Now, when we are talking about the robot’s ability to learn, we are really talking about the software or algorithm’s ability to learn. This means that for this type of learning to be truly useful, once a skill is learned, it should work no matter what robot – or hardware – is doing the task. This is a simple idea, but it seldom works like this in practice. 

For example, let’s say an algorithm learned to pick cylinders from a bin with a small industrial robot with a vacuum gripper. It knows what the part looks like, and where to place the vacuum cup so the part is held securely. Now, the user wants to use a larger robot with a two-finger gripper. The algorithm still knows how to manipulate the cylinder, but it needs new information about this bigger arm, and where to position the two-finger gripper for the best grasp. This process of learning the fundamentals of a skill, agnostic of the particular hardware, is called abstraction, and people do it all the time. Hand a skilled carpenter five different hammers and they will still be able to hit a nail because they know the task beyond the constraint of a tool. 

So now imagine a machine operator who is in charge of multiple such robots. They must provide this additional information to allow the robot to grab the part under these new circumstances. However, this operator must deal with many such machines and situations, potentially with robots from different brands. It is essential that this user has a consistent interface to provide this extra information, meaning the robots must be running the same overlaying software. This common software layer also benefits the algorithm, since the algorithm now a standardized interface to the robot, and a representation of that robot that is agnostic of its size and configuration. After all, the robot can still move and grab, it just happens to be larger and have a different hand. 

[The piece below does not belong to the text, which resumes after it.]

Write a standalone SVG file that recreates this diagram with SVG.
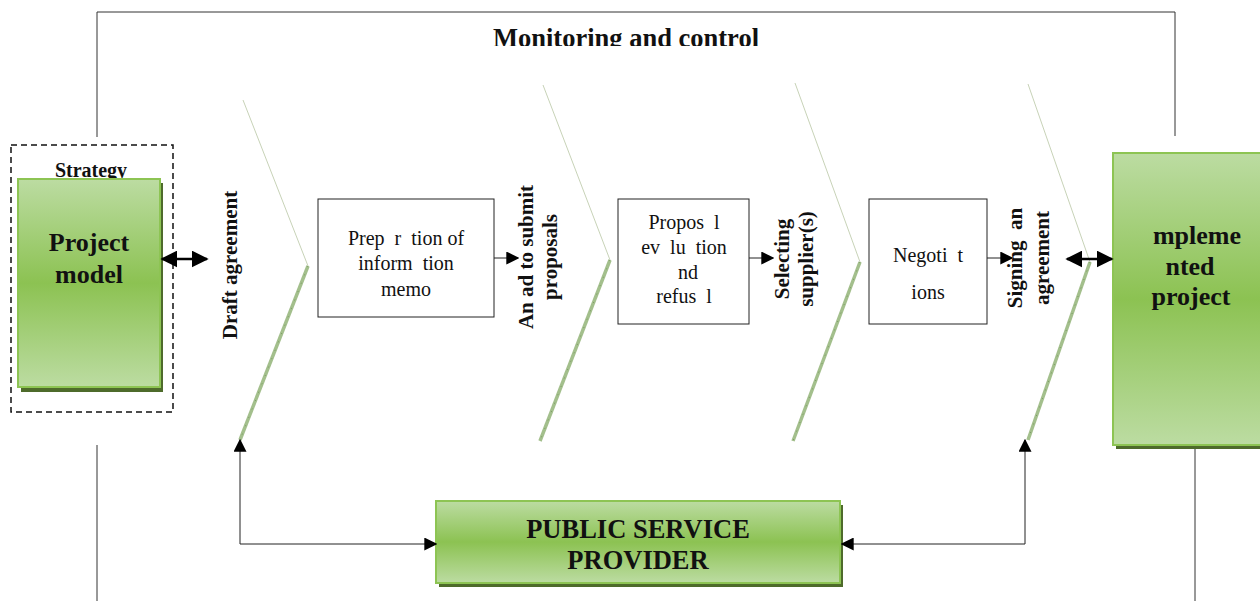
<svg xmlns="http://www.w3.org/2000/svg" width="1260" height="601" viewBox="0 0 1260 601">
<defs>
<linearGradient id="g" x1="0" y1="0" x2="0" y2="1">
<stop offset="0" stop-color="#bcdca2"/>
<stop offset="0.5" stop-color="#8cc252"/>
<stop offset="1" stop-color="#bcdca2"/>
</linearGradient>
<marker id="ahm" viewBox="0 0 10 10" refX="9" refY="5" markerWidth="13" markerHeight="13" orient="auto-start-reverse" markerUnits="userSpaceOnUse">
<path d="M0,0 L10,5 L0,10 z" fill="#000"/>
</marker>
<marker id="ahb" viewBox="0 0 10 10" refX="9" refY="5" markerWidth="17" markerHeight="17" orient="auto-start-reverse" markerUnits="userSpaceOnUse">
<path d="M0,0 L10,5 L0,10 z" fill="#000"/>
</marker>
<clipPath id="mc"><rect x="0" y="0" width="1260" height="46"/></clipPath>
</defs>
<style>
.frame{fill:none;stroke:#333;stroke-width:1}
.gbox{fill:url(#g);stroke:#8dc453;stroke-width:2}
.shadow{fill:#4e6b2b}
.box{fill:#fff;stroke:#222;stroke-width:1}
.bt{font-family:"Liberation Serif",serif;font-weight:bold;fill:#111;text-anchor:middle;white-space:pre}
.nt{font-family:"Liberation Serif",serif;fill:#111;text-anchor:middle;font-size:20px;white-space:pre}
.thin{fill:none;stroke:#b9c6a4;stroke-width:0.8}
.thick{fill:none;stroke:#a3bf8c;stroke-width:3.5}
.hatch{fill:none;stroke:#6f8f56;stroke-width:0.8;stroke-dasharray:1 8}
.con{fill:none;stroke:#222;stroke-width:1}
.dbl{fill:none;stroke:#000;stroke-width:2.5}
</style>

<g id="frame">
<path class="frame" d="M97,137 V12 H1175 V136"/>
<path class="frame" d="M97,445 V601"/>
<path class="frame" d="M1195,445 V601"/>
<text class="bt" x="626" y="47" font-size="26.5" clip-path="url(#mc)">Monitoring and control</text>
</g>

<g id="chevrons">
<path class="thin" d="M243,100 L308,266"/>
<path class="thick" d="M308,266 L240,440"/>
<path class="hatch" d="M308,266 L240,440"/>
<path class="thin" d="M543,85 L610,260"/>
<path class="thick" d="M610,260 L540,441"/>
<path class="hatch" d="M610,260 L540,441"/>
<path class="thin" d="M795,83 L860,262"/>
<path class="thick" d="M860,262 L793,441"/>
<path class="hatch" d="M860,262 L793,441"/>
<path class="thin" d="M1028,84 L1090,262"/>
<path class="thick" d="M1090,262 L1028,440"/>
<path class="hatch" d="M1090,262 L1028,440"/>
</g>

<g id="strategy">
<rect x="11" y="145" width="162" height="267" fill="none" stroke="#111" stroke-width="1.5" stroke-dasharray="6 4"/>
<text class="bt" x="91" y="177" font-size="20">Strategy</text>
</g>

<g id="project-model">
<rect class="shadow" x="21" y="183" width="142" height="209"/>
<rect class="gbox" x="18" y="179" width="142" height="208"/>
<text class="bt" x="89" y="251" font-size="26">Project</text>
<text class="bt" x="89" y="283" font-size="26">model</text>
</g>

<g id="draft-agreement">
<text class="bt" font-size="21" transform="translate(237,265) rotate(-90)">Draft agreement</text>
</g>

<g id="prep">
<rect class="box" x="318" y="199" width="176" height="118"/>
<text class="nt" x="406" y="245">Prep  r  tion of</text>
<text class="nt" x="406" y="270">inform  tion</text>
<text class="nt" x="406" y="296">memo</text>
</g>

<g id="ad-label">
<text class="bt" font-size="21" transform="translate(533,257) rotate(-90)">An ad to submit</text>
<text class="bt" font-size="21" transform="translate(557,257) rotate(-90)">proposals</text>
</g>

<g id="proposal">
<rect class="box" x="618" y="199" width="131" height="125"/>
<text class="nt" x="684" y="229">Propos  l</text>
<text class="nt" x="684" y="254">ev  lu  tion</text>
<text class="nt" x="688" y="279">nd</text>
<text class="nt" x="684" y="303">refus  l</text>
</g>

<g id="selecting-label">
<text class="bt" font-size="21" transform="translate(789,259) rotate(-90)">Selecting</text>
<text class="bt" font-size="21" transform="translate(813,259) rotate(-90)">supplier(s)</text>
</g>

<g id="negotiations">
<rect class="box" x="869" y="199" width="118" height="125"/>
<text class="nt" x="928" y="262">Negoti  t</text>
<text class="nt" x="928" y="299">ions</text>
</g>

<g id="signing-label">
<text class="bt" font-size="21" transform="translate(1022,258) rotate(-90)">Signing  an</text>
<text class="bt" font-size="21" transform="translate(1049,258) rotate(-90)">agreement</text>
</g>

<g id="implemented">
<rect class="shadow" x="1116" y="157" width="150" height="292"/>
<rect class="gbox" x="1113" y="153" width="150" height="292"/>
<text class="bt" x="1197" y="244" font-size="26">mpleme</text>
<text class="bt" x="1190" y="275" font-size="26">nted</text>
<text class="bt" x="1191" y="305" font-size="26">project</text>
</g>

<g id="psp">
<rect class="shadow" x="439" y="505" width="404" height="82"/>
<rect class="gbox" x="436" y="501" width="404" height="82"/>
<text class="bt" x="638" y="538" font-size="26.5">PUBLIC SERVICE</text>
<text class="bt" x="638" y="569" font-size="26.5">PROVIDER</text>
</g>

<g id="connectors">
<path class="dbl" d="M162,259 H207" marker-start="url(#ahb)" marker-end="url(#ahb)"/>
<path class="dbl" d="M1067,259 H1112" marker-start="url(#ahb)" marker-end="url(#ahb)"/>
<path class="con" d="M494,258 H518" marker-end="url(#ahm)"/>
<path class="con" d="M749,258 H773" marker-end="url(#ahm)"/>
<path class="con" d="M987,258 H1012" marker-end="url(#ahm)"/>
<path class="con" d="M240,440 V544 H436" marker-start="url(#ahm)" marker-end="url(#ahm)"/>
<path class="con" d="M1025,440 V544 H842" marker-start="url(#ahm)" marker-end="url(#ahm)"/>
</g>
</svg>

There have recently been technological advances that allow for a learning algorithm such as the one described to work on any brand of robot because they run on a common underlying software platform. Think Windows for PCs – one algorithm can run on many different computers, and all the underlying software just works. In this situation, this common platform makes every robot look the same in the eyes of the algorithm, making the translation of skills between robots much easier.

Conclusion

Robots that can figure things out on their own still have a lot to learn from us, and supervised learning is a way to impart that knowledge. However, in order to truly enable supervised learning, systems need to be usable by the people that are providing that extra knowledge. User interfaces need to be similar to how people already teach each other, and easy to use so that it is as natural to show a robot the ropes as it is to show another person. Additionally, common software platforms for robot hardware can enable supervised learning too much more quickly abstract to new situations because the robot and tools appear the same to the algorithm, even though they may be of different sizes and configurations. Put it all together, and with the right architecture for supervised learning (conversational, intuitive robot programming interface, a common interface across robot models and brands, and software optimized for supervised learning input and teaching) robots don’t just become more effective, they are able to handle tasks that would have been very difficult to program, and the machine operators using the robots are fully leveraged – enabling previously impossible levels of productivity.